• Exercise directions: Quote every line below exactly and skip any picture.

• Data lines:
★ ★ ★ ★ ★ ★ ★
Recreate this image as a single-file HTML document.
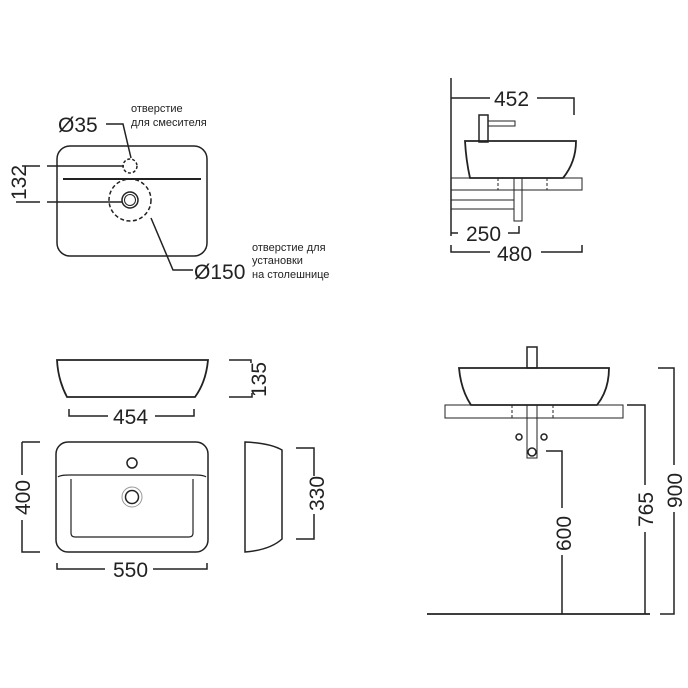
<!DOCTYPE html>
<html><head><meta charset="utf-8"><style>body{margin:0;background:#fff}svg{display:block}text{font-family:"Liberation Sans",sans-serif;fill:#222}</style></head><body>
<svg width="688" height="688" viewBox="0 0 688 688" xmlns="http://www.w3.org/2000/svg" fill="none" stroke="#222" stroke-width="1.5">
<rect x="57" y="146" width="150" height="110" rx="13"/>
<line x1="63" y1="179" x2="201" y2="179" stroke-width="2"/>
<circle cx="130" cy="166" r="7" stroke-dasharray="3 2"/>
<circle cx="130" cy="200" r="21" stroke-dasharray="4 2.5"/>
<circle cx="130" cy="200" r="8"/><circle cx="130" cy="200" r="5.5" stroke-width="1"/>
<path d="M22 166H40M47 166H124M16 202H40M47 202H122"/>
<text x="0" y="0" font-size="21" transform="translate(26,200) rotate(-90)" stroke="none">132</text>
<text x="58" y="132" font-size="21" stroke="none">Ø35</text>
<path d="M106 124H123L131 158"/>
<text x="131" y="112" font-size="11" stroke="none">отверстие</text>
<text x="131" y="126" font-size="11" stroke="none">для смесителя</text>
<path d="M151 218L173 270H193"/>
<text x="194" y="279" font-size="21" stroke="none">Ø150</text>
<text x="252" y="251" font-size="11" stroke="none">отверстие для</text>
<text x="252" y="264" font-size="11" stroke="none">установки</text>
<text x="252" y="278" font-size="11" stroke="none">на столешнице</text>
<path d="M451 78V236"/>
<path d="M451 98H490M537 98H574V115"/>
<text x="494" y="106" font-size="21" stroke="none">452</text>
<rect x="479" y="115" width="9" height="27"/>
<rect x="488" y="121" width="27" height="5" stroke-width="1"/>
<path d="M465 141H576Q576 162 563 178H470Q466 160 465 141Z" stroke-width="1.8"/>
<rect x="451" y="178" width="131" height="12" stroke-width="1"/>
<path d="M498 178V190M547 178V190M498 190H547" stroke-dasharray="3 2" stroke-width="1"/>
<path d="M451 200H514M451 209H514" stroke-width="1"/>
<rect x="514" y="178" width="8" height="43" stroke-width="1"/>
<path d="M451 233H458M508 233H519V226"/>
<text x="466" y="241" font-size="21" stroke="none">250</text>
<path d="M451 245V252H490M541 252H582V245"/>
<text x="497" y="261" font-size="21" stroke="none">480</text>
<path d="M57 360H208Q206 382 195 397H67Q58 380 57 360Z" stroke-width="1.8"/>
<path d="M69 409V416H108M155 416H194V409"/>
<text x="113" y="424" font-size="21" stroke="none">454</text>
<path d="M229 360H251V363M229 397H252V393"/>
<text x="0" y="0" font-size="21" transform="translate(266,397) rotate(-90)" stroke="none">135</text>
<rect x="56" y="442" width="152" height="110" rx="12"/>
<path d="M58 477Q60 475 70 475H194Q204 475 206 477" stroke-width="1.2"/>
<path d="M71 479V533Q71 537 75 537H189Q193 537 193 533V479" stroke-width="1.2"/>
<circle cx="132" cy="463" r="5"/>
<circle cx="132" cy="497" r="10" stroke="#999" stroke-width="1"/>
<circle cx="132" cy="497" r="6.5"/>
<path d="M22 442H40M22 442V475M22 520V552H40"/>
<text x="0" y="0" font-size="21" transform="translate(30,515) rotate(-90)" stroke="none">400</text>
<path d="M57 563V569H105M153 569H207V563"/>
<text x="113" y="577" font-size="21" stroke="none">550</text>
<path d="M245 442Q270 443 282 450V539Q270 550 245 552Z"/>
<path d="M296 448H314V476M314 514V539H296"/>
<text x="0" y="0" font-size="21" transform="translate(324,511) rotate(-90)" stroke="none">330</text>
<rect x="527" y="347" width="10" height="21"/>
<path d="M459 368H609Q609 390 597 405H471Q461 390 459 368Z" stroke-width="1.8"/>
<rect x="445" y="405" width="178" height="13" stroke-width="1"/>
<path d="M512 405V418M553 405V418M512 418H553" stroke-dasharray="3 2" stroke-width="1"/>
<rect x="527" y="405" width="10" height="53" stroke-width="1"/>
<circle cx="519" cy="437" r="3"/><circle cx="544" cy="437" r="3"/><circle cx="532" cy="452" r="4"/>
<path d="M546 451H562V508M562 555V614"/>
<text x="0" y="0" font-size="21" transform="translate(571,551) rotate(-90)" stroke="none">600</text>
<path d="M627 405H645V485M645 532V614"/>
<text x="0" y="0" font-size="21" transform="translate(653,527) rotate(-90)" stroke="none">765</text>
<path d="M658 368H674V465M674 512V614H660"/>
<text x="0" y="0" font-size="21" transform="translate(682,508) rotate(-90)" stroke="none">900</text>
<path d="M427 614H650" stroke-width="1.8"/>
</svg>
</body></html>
★ ★ ★ ★ ★ ★ ★
• Correct response:
Recreate this image as a single-file HTML document.
<!DOCTYPE html>
<html><head><meta charset="utf-8"><style>body{margin:0;background:#fff}svg{display:block}text{font-family:"Liberation Sans",sans-serif;fill:#222}</style></head><body>
<svg width="688" height="688" viewBox="0 0 688 688" xmlns="http://www.w3.org/2000/svg" fill="none" stroke="#222" stroke-width="1.5">
<rect x="57" y="146" width="150" height="110" rx="13"/>
<line x1="63" y1="179" x2="201" y2="179" stroke-width="2"/>
<circle cx="130" cy="166" r="7" stroke-dasharray="3 2"/>
<circle cx="130" cy="200" r="21" stroke-dasharray="4 2.5"/>
<circle cx="130" cy="200" r="8"/><circle cx="130" cy="200" r="5.5" stroke-width="1"/>
<path d="M22 166H40M47 166H124M16 202H40M47 202H122"/>
<text x="0" y="0" font-size="21" transform="translate(26,200) rotate(-90)" stroke="none">132</text>
<text x="58" y="132" font-size="21" stroke="none">Ø35</text>
<path d="M106 124H123L131 158"/>
<text x="131" y="112" font-size="11" stroke="none">отверстие</text>
<text x="131" y="126" font-size="11" stroke="none">для смесителя</text>
<path d="M151 218L173 270H193"/>
<text x="194" y="279" font-size="21" stroke="none">Ø150</text>
<text x="252" y="251" font-size="11" stroke="none">отверстие для</text>
<text x="252" y="264" font-size="11" stroke="none">установки</text>
<text x="252" y="278" font-size="11" stroke="none">на столешнице</text>
<path d="M451 78V236"/>
<path d="M451 98H490M537 98H574V115"/>
<text x="494" y="106" font-size="21" stroke="none">452</text>
<rect x="479" y="115" width="9" height="27"/>
<rect x="488" y="121" width="27" height="5" stroke-width="1"/>
<path d="M465 141H576Q576 162 563 178H470Q466 160 465 141Z" stroke-width="1.8"/>
<rect x="451" y="178" width="131" height="12" stroke-width="1"/>
<path d="M498 178V190M547 178V190M498 190H547" stroke-dasharray="3 2" stroke-width="1"/>
<path d="M451 200H514M451 209H514" stroke-width="1"/>
<rect x="514" y="178" width="8" height="43" stroke-width="1"/>
<path d="M451 233H458M508 233H519V226"/>
<text x="466" y="241" font-size="21" stroke="none">250</text>
<path d="M451 245V252H490M541 252H582V245"/>
<text x="497" y="261" font-size="21" stroke="none">480</text>
<path d="M57 360H208Q206 382 195 397H67Q58 380 57 360Z" stroke-width="1.8"/>
<path d="M69 409V416H108M155 416H194V409"/>
<text x="113" y="424" font-size="21" stroke="none">454</text>
<path d="M229 360H251V363M229 397H252V393"/>
<text x="0" y="0" font-size="21" transform="translate(266,397) rotate(-90)" stroke="none">135</text>
<rect x="56" y="442" width="152" height="110" rx="12"/>
<path d="M58 477Q60 475 70 475H194Q204 475 206 477" stroke-width="1.2"/>
<path d="M71 479V533Q71 537 75 537H189Q193 537 193 533V479" stroke-width="1.2"/>
<circle cx="132" cy="463" r="5"/>
<circle cx="132" cy="497" r="10" stroke="#999" stroke-width="1"/>
<circle cx="132" cy="497" r="6.5"/>
<path d="M22 442H40M22 442V475M22 520V552H40"/>
<text x="0" y="0" font-size="21" transform="translate(30,515) rotate(-90)" stroke="none">400</text>
<path d="M57 563V569H105M153 569H207V563"/>
<text x="113" y="577" font-size="21" stroke="none">550</text>
<path d="M245 442Q270 443 282 450V539Q270 550 245 552Z"/>
<path d="M296 448H314V476M314 514V539H296"/>
<text x="0" y="0" font-size="21" transform="translate(324,511) rotate(-90)" stroke="none">330</text>
<rect x="527" y="347" width="10" height="21"/>
<path d="M459 368H609Q609 390 597 405H471Q461 390 459 368Z" stroke-width="1.8"/>
<rect x="445" y="405" width="178" height="13" stroke-width="1"/>
<path d="M512 405V418M553 405V418M512 418H553" stroke-dasharray="3 2" stroke-width="1"/>
<rect x="527" y="405" width="10" height="53" stroke-width="1"/>
<circle cx="519" cy="437" r="3"/><circle cx="544" cy="437" r="3"/><circle cx="532" cy="452" r="4"/>
<path d="M546 451H562V508M562 555V614"/>
<text x="0" y="0" font-size="21" transform="translate(571,551) rotate(-90)" stroke="none">600</text>
<path d="M627 405H645V485M645 532V614"/>
<text x="0" y="0" font-size="21" transform="translate(653,527) rotate(-90)" stroke="none">765</text>
<path d="M658 368H674V465M674 512V614H660"/>
<text x="0" y="0" font-size="21" transform="translate(682,508) rotate(-90)" stroke="none">900</text>
<path d="M427 614H650" stroke-width="1.8"/>
</svg>
</body></html>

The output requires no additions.